Hoping to redress what they saw as "shortcomings" in the political science canon linking religious attitudes to foreign affairs, professors Jody C. Baumgartner, Peter L. Francis and Jonathan S. Morris investigated whether "there might be distinct religious differences among Americans on issues such as the Iraq War or Middle East foreign policy issues more generally.
On first glance, this may not seem like much of a, forgive us, revelation.
But the trio note that their study uses Pew Research Center data taken after the overall public support for the Iraq War started to crater. Other studies in line with this, such as Corwin E. Smidt's assessment of attitudes, looked at data taken after 9/11 but before "quagmire" re-entered the everyday lexicon.
One of the reasons for the hawkishness, the authors posit, is that Evangelicals, more so than Christians in general or even Protestants in general, have staked out a "clash of civilizations" motif already in thinking about Islam. Buttressing that is a existing apocalyptic frame of reference ("premillennial dispensationalism," if you want its $2 name) in which a very real state of Israel and a modern (and not necessarily figurative) Babylon are players.
Which is not to say that evangelicals' views about the war have remained unassailable. "...Our findings confirm that Evangelical support for the Bush administration's hawkish approach to foreign policy has not waned in the years following the 2003 invasion in Iraq even though American military deaths and Iraqi casualties have been much greater in number than most anticipated," the trio write in the June issue of Political Research Quarterly. "It is important to note, however, that since the 2003 invasion of Iraq, support for the war among Evangelicals has declined overall, but at a much slower rate than that of the general public. Aggregate data from the Pew Research Center demonstrate that at the outset of the invasion, Evangelical support for President Bush's handling of the conflict was only 5 points higher than the general public's. By late 2005, this gap had grown to 13 percent."
The authors found that American Jewish opinion, while clearly sympathetic to Israel, diverged from Evangelical thought on the war both before and during the conflict.

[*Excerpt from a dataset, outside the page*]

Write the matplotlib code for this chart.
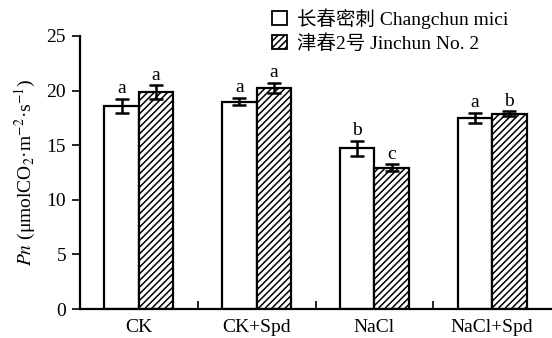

Evangelical support also makes a nice 60th birthday present for Israel.
The trio note a recent Pew survey in which 69 percent of Evangelicals believe that God gave Israel to the Jews, versus 27 percent of mainline Protestants and Catholics. This Mosaic belief colors opinions about today's events, such as the 2006 hot war between Israel and Hezbollah. Three fifths of Evangelicals took the Jewish state's side in that spat, compared to a third of mainline Protestants and a quarter of seculars.
That ancient gift carries only so much weight with other Christians. "Black Protestants were much closer to white Evangelicals, with 60 percent reporting that they believe God gave Israel to the Jews. Yet despite their religious beliefs, black Protestants are typically among the least sympathetic toward Israel."